高橋先生:たくさんの経験を積み重ねることが学びにつながるというのは、これまでも折にふれてお話してきました。学びの力を育てたいなら、親は子どもがいろいろな経験ができる環境を用意してあげるだけでいいんです。その中で、子どもが好奇心を抱いて取り組みたいことを見つけたら、いい循環が生まれて将来役に立つ力になっていくこともあるでしょう。でも興味が持てないものは学びたいとも思いませんよね。親があまり熱心にお膳立てすると、かえって子どもの興味を削いでしまいかねません。

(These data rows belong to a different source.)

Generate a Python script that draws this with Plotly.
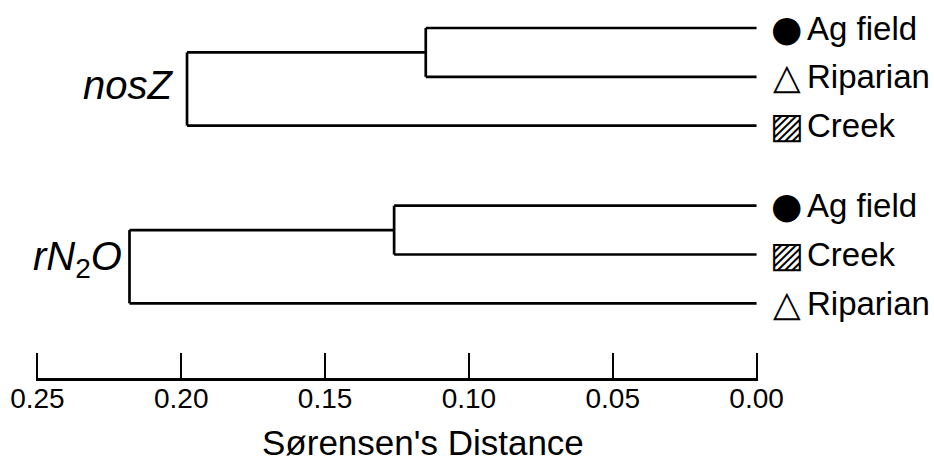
import plotly.graph_objects as go

# ---- data ----
groups = ["<i>nosZ</i>", "<i>rN</i><sub>2</sub><i>O</i>"]
nosz_leaves = ["Ag field", "Riparian", "Creek"]
nosz_symbols = ["●", "△", "▨"]
nosz_heights = [0.115, 0.198]          # merge distances (inner, outer)
rn2o_leaves = ["Ag field", "Creek", "Riparian"]
rn2o_symbols = ["●", "▨", "△"]
rn2o_heights = [0.126, 0.218]
tick_vals = [0.25, 0.20, 0.15, 0.10, 0.05, 0.00]
tick_text = ["0.25", "0.20", "0.15", "0.10", "0.05", "0.00"]
x_title = "Sørensen's Distance"

FONT = "Liberation Sans, Arial, sans-serif"
GROUP_GAP = 1.64

fig = go.Figure()
annotations = []

leaf_sets = [(nosz_leaves, nosz_symbols, nosz_heights), (rn2o_leaves, rn2o_symbols, rn2o_heights)]
offset = 0.0
for gi, (leaves, syms, heights) in enumerate(leaf_sets):
    ys = [offset + i for i in range(len(leaves))]
    h1, h2 = heights
    mid = (ys[0] + ys[1]) / 2
    xs, yy = [], []
    for y in ys[:2]:
        xs += [0, h1, None]; yy += [y, y, None]
    xs += [h1, h1, None]; yy += [ys[0], ys[1], None]
    xs += [h1, h2, None]; yy += [mid, mid, None]
    xs += [0, h2, None]; yy += [ys[2], ys[2], None]
    xs += [h2, h2, None]; yy += [mid, ys[2], None]
    fig.add_trace(go.Scatter(x=xs, y=yy, mode="lines",
                             line=dict(color="black", width=2.7),
                             hoverinfo="skip", showlegend=False))
    for y, name, s in zip(ys, leaves, syms):
        sym_font = dict(family="DejaVu Sans", size=36, color="black")
        if s == "△":
            sym_font = dict(family="DejaVu Sans", size=36, color="black", weight="bold")
        annotations.append(dict(x=0, y=y, xref="x", yref="y", text=s, showarrow=False,
                                xanchor="center", yanchor="middle", xshift=30,
                                font=sym_font))
        annotations.append(dict(x=0, y=y, xref="x", yref="y", text=name, showarrow=False,
                                xanchor="left", yanchor="middle", xshift=48,
                                font=dict(family=FONT, size=33, color="black")))
    annotations.append(dict(x=h2, y=(mid + ys[2]) / 2, xref="x", yref="y", text=groups[gi],
                            showarrow=False, xanchor="right", yanchor="middle",
                            xshift=-12 if gi == 0 else -5, yshift=4 if gi == 0 else 8,
                            font=dict(family=FONT, size=40, color="black")))
    offset = ys[-1] + GROUP_GAP

annotations.append(dict(x=0.536, y=-0.17, xref="paper", yref="paper", text=x_title,
                        showarrow=False, xanchor="center", yanchor="middle",
                        font=dict(family=FONT, size=35, color="black")))

fig.update_layout(
    width=934, height=464,
    margin=dict(l=36, r=176, t=0, b=86),
    plot_bgcolor="white", paper_bgcolor="white",
    annotations=annotations,
    xaxis=dict(range=[0.2505, -0.0005], tickvals=tick_vals, ticktext=tick_text,
               ticks="inside", ticklen=25, tickwidth=2.2, tickcolor="black",
               showline=True, linewidth=2.7, linecolor="black",
               showgrid=False, zeroline=False, ticklabelstandoff=-6,
               tickfont=dict(family=FONT, size=28, color="black")),
    yaxis=dict(range=[7.17, -0.574], visible=False, showgrid=False, zeroline=False),
)

fig.write_html("out.html")
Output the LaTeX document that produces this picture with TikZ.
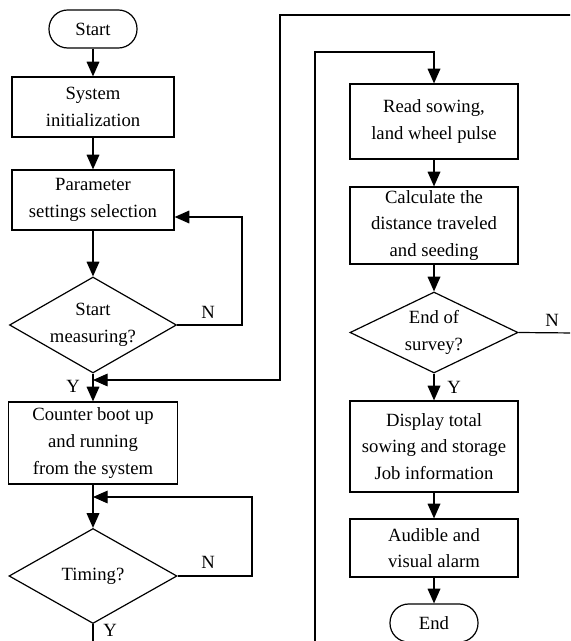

I:経験ができる環境を用意するのはいいけれども、力を入れてお膳立てするのはよくない……親の教育に対するコミットも「いい塩梅」が必要なんですね(苦笑)。
高橋先生:好奇心は人間が生まれついて持っているものですが、学びには目的意識が必要です。目的意識って、中学生ぐらいでやっと自覚するものでしょう。小さい子はそんな事を考えてはいません。例えば知育玩具と呼ばれるおもちゃで遊ぶ時に、「これをできるようにして、空間認知能力を高めたい」なんて、遊ぶ目的を意識している子どもなんていませんよ。

I:確かに(笑)。要は子どもの自然な好奇心を摘み取ってしまわないことが大切なんですよね。
高橋先生:ええ。子どもでも大人でも好奇心はすべての行動の原動力になります。特に乳幼児期には、好奇心を満たすことは、子どもにとってご飯を食べるのと同じぐらい大切なこと。それを感じ取って、子どもの好奇心を大切に見守ってください。
I:いろいろな事に興味を持つわが子を見ていると、先回りして知識を教えたくなってしまうんですが、まずは辛抱強く子どもの気持ちに寄り添うことなんですね。今日もいいお話をありがとうございました。